* WHAT IS REQUIRED:
Take the lines from the beginning of the material through the line containing "const boxTop = 0.82;" and retype them exactly, leaving the pictures out.
%%
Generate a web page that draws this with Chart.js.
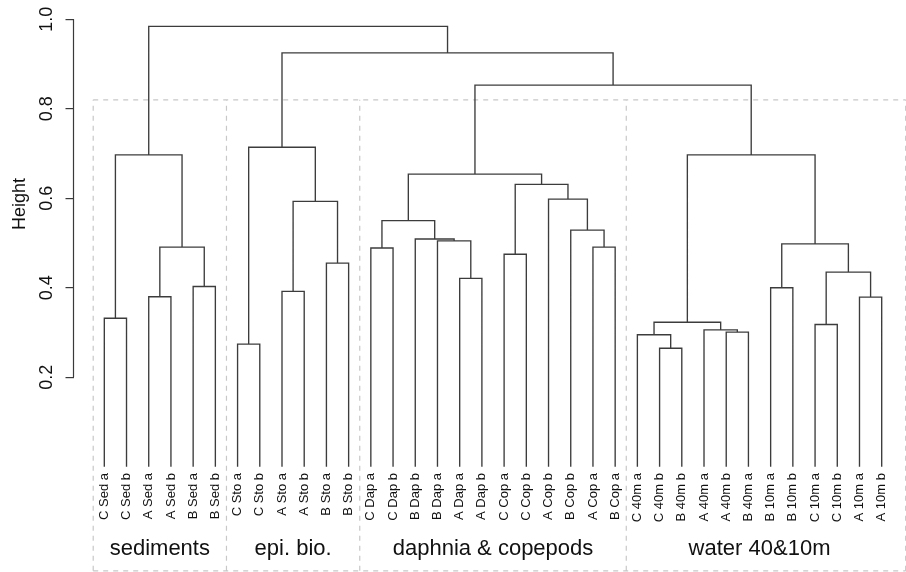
<!DOCTYPE html>
<html><head><meta charset="utf-8">
<script src="https://cdn.jsdelivr.net/npm/chart.js@4.4.1/dist/chart.umd.min.js"></script>
<style>html,body{margin:0;padding:0;background:#fff}#wrap{width:906px;height:572px}</style>
</head><body><div id="wrap"><canvas id="c" width="906" height="572"></canvas></div>
<script>
// ---- data ----
const leafLabels = [
  'C Sed a','C Sed b','A Sed a','A Sed b','B Sed a','B Sed b',
  'C Sto a','C Sto b','A Sto a','A Sto b','B Sto a','B Sto b',
  'C Dap a','C Dap b','B Dap b','B Dap a','A Dap a','A Dap b',
  'C Cop a','C Cop b','A Cop b','B Cop b','A Cop a','B Cop a',
  'C 40m a','C 40m b','B 40m b','A 40m a','A 40m b','B 40m a',
  'B 10m a','B 10m b','C 10m a','C 10m b','A 10m a','A 10m b'
];
// R-style merge table: negative = leaf (-(index+1)), positive = earlier merge (1-based)
const mergeLeft  = [-26,-25, -7,-29,-28,  2,-33, -1,-35, -3, -9,-31, -5,-17,  7,-11,-19,-13,-23, 10, 12,-16,-15,-22, 18, 11,-21, 17, 25,  8,  6,  3, 29, 32, 30];
const mergeRight = [-27,  1, -8,-30,  4,  5,-34, -2,-36, -4,-10,-32, -6,-18,  9,-12,-20,-14,-24, 13, 15, 14, 22, 19, 23, 16, 24, 27, 28, 20, 21, 26, 31, 33, 34];
const mergeHeights = [0.265,0.295,0.274,0.301,0.306,0.323,0.318,0.332,0.379,0.380,0.392,0.400,0.403,0.421,0.435,0.455,0.475,0.489,0.491,0.491,0.498,0.505,0.509,0.529,0.550,0.593,0.598,0.631,0.654,0.697,0.697,0.714,0.853,0.925,0.984];
const yTicks = [0.2, 0.4, 0.6, 0.8, 1.0];
const groupNames = ['sediments', 'epi. bio.', 'daphnia & copepods', 'water 40&10m'];
const groupSizes = [6, 6, 12, 12];
const boxTop = 0.82;

// ---- layout constants ----
const xMin = -1.387, xMax = 36.094;
const yMin = 0.1314, yMax = 1.0431;
const boxBottom = -0.2325;
const FONT = "'Liberation Sans', Arial, Helvetica, sans-serif";
Chart.defaults.font.family = FONT;
const TEXT = '#111';

// ---- build dendrogram segments ----
const nodeX = [], nodeH = [];
function ref(r) { return r < 0 ? { x: -r - 1, h: 0 } : { x: nodeX[r - 1], h: nodeH[r - 1] }; }
const dendro = [];
for (let k = 0; k < mergeHeights.length; k++) {
  const a = ref(mergeLeft[k]), b = ref(mergeRight[k]), h = mergeHeights[k];
  dendro.push({x: a.x, y: a.h}, {x: a.x, y: h}, {x: b.x, y: h}, {x: b.x, y: b.h}, {x: b.x, y: null});
  nodeX.push((a.x + b.x) / 2); nodeH.push(h);
}

// ---- group boxes ----
const groupStarts = []; let acc = 0;
groupSizes.forEach(s => { groupStarts.push(acc); acc += s; });
const groupCenters = groupSizes.map((s, i) => groupStarts[i] + (s - 1) / 2);
const edges = groupStarts.map(s => s - 0.5).concat([xMax - 0.015]);
const boxes = [];
edges.forEach(e => { boxes.push({x: e, y: boxBottom}, {x: e, y: boxTop}, {x: e, y: null}); });
boxes.push({x: edges[0], y: boxTop}, {x: edges[edges.length - 1], y: boxTop}, {x: 0, y: null});
boxes.push({x: edges[0], y: boxBottom}, {x: edges[edges.length - 1], y: boxBottom});

const axisLine = {
  id: 'axisLine',
  afterDraw(chart) {
    const s = chart.scales.y, ctx = chart.ctx;
    ctx.save();
    ctx.strokeStyle = '#3a3a3a'; ctx.lineWidth = 1.2;
    ctx.beginPath();
    ctx.moveTo(s.right, s.getPixelForValue(yTicks[0]));
    ctx.lineTo(s.right, s.getPixelForValue(yTicks[yTicks.length - 1]));
    ctx.stroke();
    ctx.restore();
  }
};

new Chart(document.getElementById('c'), {
  type: 'scatter',
  data: {
    datasets: [
      { data: dendro, showLine: true, pointRadius: 0, borderColor: '#3c3c3c', borderWidth: 1.35, clip: false, spanGaps: false, xAxisID: 'x', yAxisID: 'y' },
      { data: boxes, showLine: true, pointRadius: 0, borderColor: '#c8c8c8', borderWidth: 1.2, borderDash: [5, 5], clip: false, spanGaps: false, xAxisID: 'x', yAxisID: 'y' }
    ]
  },
  options: {
    responsive: false, animation: false, devicePixelRatio: 1,
    layout: { padding: 0 },
    plugins: { legend: { display: false }, tooltip: { enabled: false } },
    scales: {
      x: {
        type: 'linear', axis: 'x', position: 'bottom', weight: 0, min: xMin, max: xMax,
        afterBuildTicks: s => { s.ticks = leafLabels.map((_, i) => ({ value: i })); },
        afterFit: s => { s.height = 124; s.paddingLeft = 0; s.paddingRight = 0; },
        grid: { display: false, drawTicks: false }, border: { display: false },
        ticks: { autoSkip: false, minRotation: 90, maxRotation: 90, padding: 65, color: TEXT, font: { size: 13 },
                 callback: (v, i) => leafLabels[i] }
      },
      x2: {
        type: 'linear', axis: 'x', position: 'bottom', weight: 1, min: xMin, max: xMax,
        afterBuildTicks: s => { s.ticks = groupCenters.map(v => ({ value: v })); },
        afterFit: s => { s.height = 40; s.paddingLeft = 0; s.paddingRight = 0; },
        grid: { display: false, drawTicks: false }, border: { display: false },
        ticks: { autoSkip: false, minRotation: 0, maxRotation: 0, padding: 4, color: TEXT, font: { size: 22 },
                 callback: (v, i) => groupNames[i] }
      },
      y: {
        type: 'linear', position: 'left', min: yMin, max: yMax,
        afterBuildTicks: s => { s.ticks = yTicks.map(v => ({ value: v })); },
        afterFit: s => { s.width = 73.5; s.paddingTop = 0; s.paddingBottom = 0; },
        grid: { drawOnChartArea: false, drawTicks: true, tickLength: 8, color: '#3a3a3a', lineWidth: 1.2 },
        border: { display: false },
        ticks: { minRotation: 90, maxRotation: 90, crossAlign: 'center', padding: 5.5, color: TEXT, font: { size: 18 },
                 callback: v => v.toFixed(1) },
        title: { display: true, text: 'Height', color: TEXT, font: { size: 18 }, padding: { top: 9.2, bottom: 0 } }
      }
    }
  },
  plugins: [axisLine]
});
</script>
</body></html>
%%
* ANSWER IN FULL:
Generate a web page that draws this with Chart.js.
<!DOCTYPE html>
<html><head><meta charset="utf-8">
<script src="https://cdn.jsdelivr.net/npm/chart.js@4.4.1/dist/chart.umd.min.js"></script>
<style>html,body{margin:0;padding:0;background:#fff}#wrap{width:906px;height:572px}</style>
</head><body><div id="wrap"><canvas id="c" width="906" height="572"></canvas></div>
<script>
// ---- data ----
const leafLabels = [
  'C Sed a','C Sed b','A Sed a','A Sed b','B Sed a','B Sed b',
  'C Sto a','C Sto b','A Sto a','A Sto b','B Sto a','B Sto b',
  'C Dap a','C Dap b','B Dap b','B Dap a','A Dap a','A Dap b',
  'C Cop a','C Cop b','A Cop b','B Cop b','A Cop a','B Cop a',
  'C 40m a','C 40m b','B 40m b','A 40m a','A 40m b','B 40m a',
  'B 10m a','B 10m b','C 10m a','C 10m b','A 10m a','A 10m b'
];
// R-style merge table: negative = leaf (-(index+1)), positive = earlier merge (1-based)
const mergeLeft  = [-26,-25, -7,-29,-28,  2,-33, -1,-35, -3, -9,-31, -5,-17,  7,-11,-19,-13,-23, 10, 12,-16,-15,-22, 18, 11,-21, 17, 25,  8,  6,  3, 29, 32, 30];
const mergeRight = [-27,  1, -8,-30,  4,  5,-34, -2,-36, -4,-10,-32, -6,-18,  9,-12,-20,-14,-24, 13, 15, 14, 22, 19, 23, 16, 24, 27, 28, 20, 21, 26, 31, 33, 34];
const mergeHeights = [0.265,0.295,0.274,0.301,0.306,0.323,0.318,0.332,0.379,0.380,0.392,0.400,0.403,0.421,0.435,0.455,0.475,0.489,0.491,0.491,0.498,0.505,0.509,0.529,0.550,0.593,0.598,0.631,0.654,0.697,0.697,0.714,0.853,0.925,0.984];
const yTicks = [0.2, 0.4, 0.6, 0.8, 1.0];
const groupNames = ['sediments', 'epi. bio.', 'daphnia & copepods', 'water 40&10m'];
const groupSizes = [6, 6, 12, 12];
const boxTop = 0.82;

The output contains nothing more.